* **What needs to be done**
Starting at the first line of the data below, write out each line exactly until you reach the line containing "const shadeStart = 0.18, shadeEnd = 10.73;", and include that line too.

── Information provided ──

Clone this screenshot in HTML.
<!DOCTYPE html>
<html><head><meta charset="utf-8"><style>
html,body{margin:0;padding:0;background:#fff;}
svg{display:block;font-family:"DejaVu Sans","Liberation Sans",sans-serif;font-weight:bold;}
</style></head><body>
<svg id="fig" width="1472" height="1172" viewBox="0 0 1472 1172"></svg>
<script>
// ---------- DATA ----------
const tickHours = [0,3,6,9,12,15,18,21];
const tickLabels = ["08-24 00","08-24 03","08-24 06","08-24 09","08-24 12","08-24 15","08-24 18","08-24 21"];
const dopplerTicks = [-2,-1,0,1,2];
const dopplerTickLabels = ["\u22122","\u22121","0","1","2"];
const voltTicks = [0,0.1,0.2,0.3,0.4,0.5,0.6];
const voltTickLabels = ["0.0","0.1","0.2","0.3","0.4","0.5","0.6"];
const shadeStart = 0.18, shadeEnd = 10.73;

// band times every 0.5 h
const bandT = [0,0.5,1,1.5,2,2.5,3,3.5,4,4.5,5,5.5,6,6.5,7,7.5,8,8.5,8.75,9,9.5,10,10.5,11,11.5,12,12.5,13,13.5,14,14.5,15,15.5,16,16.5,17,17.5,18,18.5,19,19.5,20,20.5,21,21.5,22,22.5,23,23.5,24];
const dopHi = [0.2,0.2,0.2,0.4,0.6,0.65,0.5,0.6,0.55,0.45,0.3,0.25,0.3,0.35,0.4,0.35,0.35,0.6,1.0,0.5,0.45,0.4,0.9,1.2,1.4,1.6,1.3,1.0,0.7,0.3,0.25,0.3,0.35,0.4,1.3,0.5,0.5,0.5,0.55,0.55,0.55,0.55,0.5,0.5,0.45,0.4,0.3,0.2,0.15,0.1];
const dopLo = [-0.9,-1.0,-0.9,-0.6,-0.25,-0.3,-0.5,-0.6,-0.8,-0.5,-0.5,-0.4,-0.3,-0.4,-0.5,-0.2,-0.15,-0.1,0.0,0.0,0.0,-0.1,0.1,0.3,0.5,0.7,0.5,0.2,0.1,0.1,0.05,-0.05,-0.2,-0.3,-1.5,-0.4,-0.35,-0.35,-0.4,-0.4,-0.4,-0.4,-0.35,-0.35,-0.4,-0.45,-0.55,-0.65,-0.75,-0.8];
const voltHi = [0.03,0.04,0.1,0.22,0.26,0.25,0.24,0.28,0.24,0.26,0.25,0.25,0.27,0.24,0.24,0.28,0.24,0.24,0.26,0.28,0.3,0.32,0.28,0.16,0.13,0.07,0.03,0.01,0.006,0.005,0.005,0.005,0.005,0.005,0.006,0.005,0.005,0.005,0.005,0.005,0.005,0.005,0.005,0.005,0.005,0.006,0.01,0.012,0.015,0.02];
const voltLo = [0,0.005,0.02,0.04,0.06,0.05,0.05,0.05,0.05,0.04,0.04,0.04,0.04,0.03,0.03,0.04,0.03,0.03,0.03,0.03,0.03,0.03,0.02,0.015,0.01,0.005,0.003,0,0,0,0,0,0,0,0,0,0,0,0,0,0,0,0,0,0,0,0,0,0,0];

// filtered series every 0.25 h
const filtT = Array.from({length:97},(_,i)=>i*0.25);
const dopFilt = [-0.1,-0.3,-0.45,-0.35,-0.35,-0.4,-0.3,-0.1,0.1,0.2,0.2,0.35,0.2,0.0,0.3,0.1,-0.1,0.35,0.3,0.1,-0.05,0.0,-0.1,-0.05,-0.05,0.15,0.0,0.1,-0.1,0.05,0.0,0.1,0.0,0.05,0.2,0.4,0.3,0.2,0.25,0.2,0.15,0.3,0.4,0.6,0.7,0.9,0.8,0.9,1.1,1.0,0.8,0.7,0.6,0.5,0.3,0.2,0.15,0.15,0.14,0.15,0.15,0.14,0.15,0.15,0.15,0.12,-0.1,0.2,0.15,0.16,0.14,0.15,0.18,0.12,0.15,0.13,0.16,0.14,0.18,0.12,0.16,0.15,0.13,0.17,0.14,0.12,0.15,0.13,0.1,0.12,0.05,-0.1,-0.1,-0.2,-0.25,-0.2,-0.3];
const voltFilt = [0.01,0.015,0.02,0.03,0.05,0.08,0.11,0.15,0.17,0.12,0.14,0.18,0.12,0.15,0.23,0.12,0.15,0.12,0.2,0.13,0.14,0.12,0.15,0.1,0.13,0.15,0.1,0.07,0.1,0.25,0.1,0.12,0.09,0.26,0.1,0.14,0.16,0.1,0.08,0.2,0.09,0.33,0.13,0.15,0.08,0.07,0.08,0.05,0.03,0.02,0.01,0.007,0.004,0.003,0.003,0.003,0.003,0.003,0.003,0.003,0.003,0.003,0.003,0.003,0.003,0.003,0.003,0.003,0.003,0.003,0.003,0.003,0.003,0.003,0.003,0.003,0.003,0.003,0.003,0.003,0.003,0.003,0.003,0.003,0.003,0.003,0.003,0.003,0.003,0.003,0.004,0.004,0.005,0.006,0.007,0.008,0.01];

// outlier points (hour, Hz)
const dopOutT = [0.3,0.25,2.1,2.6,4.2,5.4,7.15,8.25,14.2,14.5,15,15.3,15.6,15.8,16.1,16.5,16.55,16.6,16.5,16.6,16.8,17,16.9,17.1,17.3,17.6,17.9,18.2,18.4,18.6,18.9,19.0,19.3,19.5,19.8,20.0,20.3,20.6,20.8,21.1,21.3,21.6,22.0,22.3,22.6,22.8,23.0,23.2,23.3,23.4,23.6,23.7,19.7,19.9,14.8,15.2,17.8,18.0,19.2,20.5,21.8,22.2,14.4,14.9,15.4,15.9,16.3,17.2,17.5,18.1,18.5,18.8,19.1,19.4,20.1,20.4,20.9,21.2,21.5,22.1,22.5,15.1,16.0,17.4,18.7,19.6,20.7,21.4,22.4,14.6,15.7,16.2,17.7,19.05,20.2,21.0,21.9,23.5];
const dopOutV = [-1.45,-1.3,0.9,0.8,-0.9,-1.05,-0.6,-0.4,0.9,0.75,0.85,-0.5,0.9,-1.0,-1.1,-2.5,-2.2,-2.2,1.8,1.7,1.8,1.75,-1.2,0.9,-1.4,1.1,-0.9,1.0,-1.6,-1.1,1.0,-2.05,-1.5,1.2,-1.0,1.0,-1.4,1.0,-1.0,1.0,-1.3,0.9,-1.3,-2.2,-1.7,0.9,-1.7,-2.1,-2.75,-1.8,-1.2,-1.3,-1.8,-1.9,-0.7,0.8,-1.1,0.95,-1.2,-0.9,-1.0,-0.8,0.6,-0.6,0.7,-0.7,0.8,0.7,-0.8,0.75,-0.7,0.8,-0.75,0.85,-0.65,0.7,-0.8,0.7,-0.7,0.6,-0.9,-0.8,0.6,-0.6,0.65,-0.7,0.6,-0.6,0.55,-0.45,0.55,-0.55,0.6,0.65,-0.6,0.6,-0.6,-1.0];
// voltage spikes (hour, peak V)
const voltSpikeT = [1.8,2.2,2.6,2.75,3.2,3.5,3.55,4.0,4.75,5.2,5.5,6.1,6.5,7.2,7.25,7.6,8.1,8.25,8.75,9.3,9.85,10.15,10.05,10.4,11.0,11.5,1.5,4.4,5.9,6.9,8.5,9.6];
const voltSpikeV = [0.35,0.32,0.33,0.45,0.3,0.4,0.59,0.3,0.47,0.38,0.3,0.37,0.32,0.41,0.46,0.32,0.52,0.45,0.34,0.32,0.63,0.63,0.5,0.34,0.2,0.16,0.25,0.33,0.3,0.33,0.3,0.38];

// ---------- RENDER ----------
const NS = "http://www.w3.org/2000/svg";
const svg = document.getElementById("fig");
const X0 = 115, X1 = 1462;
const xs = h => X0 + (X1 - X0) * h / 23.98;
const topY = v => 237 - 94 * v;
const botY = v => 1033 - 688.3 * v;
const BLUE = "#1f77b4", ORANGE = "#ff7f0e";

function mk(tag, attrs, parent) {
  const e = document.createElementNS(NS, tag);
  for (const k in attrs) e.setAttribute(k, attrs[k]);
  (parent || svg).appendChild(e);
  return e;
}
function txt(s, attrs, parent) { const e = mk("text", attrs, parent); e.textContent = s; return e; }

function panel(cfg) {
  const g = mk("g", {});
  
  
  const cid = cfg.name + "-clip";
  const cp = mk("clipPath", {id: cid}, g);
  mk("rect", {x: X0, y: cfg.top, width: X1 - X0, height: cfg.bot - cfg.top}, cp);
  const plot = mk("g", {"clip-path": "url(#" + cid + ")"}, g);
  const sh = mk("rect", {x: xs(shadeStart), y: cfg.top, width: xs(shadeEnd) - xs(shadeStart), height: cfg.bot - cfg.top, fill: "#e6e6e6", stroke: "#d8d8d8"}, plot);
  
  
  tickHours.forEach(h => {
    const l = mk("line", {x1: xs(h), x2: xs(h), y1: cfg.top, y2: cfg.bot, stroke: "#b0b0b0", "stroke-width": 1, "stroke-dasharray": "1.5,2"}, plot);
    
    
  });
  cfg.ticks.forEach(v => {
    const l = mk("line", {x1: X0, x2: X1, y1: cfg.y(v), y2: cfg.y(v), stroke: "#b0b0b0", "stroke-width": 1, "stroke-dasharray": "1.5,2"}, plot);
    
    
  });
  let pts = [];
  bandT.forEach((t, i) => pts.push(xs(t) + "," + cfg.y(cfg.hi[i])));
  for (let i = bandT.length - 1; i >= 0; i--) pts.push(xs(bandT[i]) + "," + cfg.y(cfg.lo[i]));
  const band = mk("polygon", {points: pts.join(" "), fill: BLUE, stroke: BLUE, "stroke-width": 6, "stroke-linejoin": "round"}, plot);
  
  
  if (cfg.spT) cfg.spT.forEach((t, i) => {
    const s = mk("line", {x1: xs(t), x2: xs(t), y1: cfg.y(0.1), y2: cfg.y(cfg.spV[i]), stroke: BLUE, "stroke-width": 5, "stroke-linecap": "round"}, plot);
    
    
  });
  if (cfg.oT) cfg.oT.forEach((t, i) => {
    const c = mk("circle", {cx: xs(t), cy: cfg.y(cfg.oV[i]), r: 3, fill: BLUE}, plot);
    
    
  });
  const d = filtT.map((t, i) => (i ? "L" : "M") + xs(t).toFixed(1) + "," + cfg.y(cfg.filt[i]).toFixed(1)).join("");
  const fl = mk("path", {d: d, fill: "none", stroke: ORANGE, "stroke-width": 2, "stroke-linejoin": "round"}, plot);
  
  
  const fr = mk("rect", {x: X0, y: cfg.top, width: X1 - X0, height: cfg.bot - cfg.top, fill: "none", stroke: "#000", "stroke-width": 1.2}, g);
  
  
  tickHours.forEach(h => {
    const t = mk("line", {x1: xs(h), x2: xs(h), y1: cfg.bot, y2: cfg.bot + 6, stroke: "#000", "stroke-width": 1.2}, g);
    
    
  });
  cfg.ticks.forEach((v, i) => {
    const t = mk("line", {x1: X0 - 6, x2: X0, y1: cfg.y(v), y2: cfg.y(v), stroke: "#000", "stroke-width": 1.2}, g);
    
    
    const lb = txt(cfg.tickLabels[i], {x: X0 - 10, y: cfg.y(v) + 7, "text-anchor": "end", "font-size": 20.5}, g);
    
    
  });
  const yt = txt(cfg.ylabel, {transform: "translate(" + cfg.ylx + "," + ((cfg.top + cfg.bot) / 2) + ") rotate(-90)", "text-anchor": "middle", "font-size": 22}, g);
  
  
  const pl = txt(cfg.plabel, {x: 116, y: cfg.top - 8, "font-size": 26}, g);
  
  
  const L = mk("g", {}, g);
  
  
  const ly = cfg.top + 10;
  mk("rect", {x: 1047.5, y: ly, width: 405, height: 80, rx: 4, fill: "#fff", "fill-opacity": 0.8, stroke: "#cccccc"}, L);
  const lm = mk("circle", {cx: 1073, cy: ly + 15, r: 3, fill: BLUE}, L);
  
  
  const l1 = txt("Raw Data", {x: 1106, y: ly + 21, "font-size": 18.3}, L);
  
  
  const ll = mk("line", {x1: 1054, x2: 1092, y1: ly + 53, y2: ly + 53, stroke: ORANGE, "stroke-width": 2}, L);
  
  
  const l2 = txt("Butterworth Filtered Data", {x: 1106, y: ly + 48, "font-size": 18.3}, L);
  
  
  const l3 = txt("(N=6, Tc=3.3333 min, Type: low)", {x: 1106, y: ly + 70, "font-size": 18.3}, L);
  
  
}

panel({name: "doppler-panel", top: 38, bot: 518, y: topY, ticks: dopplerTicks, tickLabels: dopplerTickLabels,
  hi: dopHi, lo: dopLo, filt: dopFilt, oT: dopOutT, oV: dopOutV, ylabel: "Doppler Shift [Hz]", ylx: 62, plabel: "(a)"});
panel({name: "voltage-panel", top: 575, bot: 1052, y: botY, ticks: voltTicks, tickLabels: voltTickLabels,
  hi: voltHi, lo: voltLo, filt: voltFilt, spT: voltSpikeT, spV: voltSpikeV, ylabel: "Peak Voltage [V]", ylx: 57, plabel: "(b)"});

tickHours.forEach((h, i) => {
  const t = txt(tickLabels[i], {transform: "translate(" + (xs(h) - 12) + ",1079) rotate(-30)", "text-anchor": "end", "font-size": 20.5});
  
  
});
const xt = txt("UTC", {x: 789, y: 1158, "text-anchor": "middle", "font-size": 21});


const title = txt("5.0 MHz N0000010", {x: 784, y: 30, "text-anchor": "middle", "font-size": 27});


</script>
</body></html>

───

* **Written reply**
Clone this screenshot in HTML.
<!DOCTYPE html>
<html><head><meta charset="utf-8"><style>
html,body{margin:0;padding:0;background:#fff;}
svg{display:block;font-family:"DejaVu Sans","Liberation Sans",sans-serif;font-weight:bold;}
</style></head><body>
<svg id="fig" width="1472" height="1172" viewBox="0 0 1472 1172"></svg>
<script>
// ---------- DATA ----------
const tickHours = [0,3,6,9,12,15,18,21];
const tickLabels = ["08-24 00","08-24 03","08-24 06","08-24 09","08-24 12","08-24 15","08-24 18","08-24 21"];
const dopplerTicks = [-2,-1,0,1,2];
const dopplerTickLabels = ["\u22122","\u22121","0","1","2"];
const voltTicks = [0,0.1,0.2,0.3,0.4,0.5,0.6];
const voltTickLabels = ["0.0","0.1","0.2","0.3","0.4","0.5","0.6"];
const shadeStart = 0.18, shadeEnd = 10.73;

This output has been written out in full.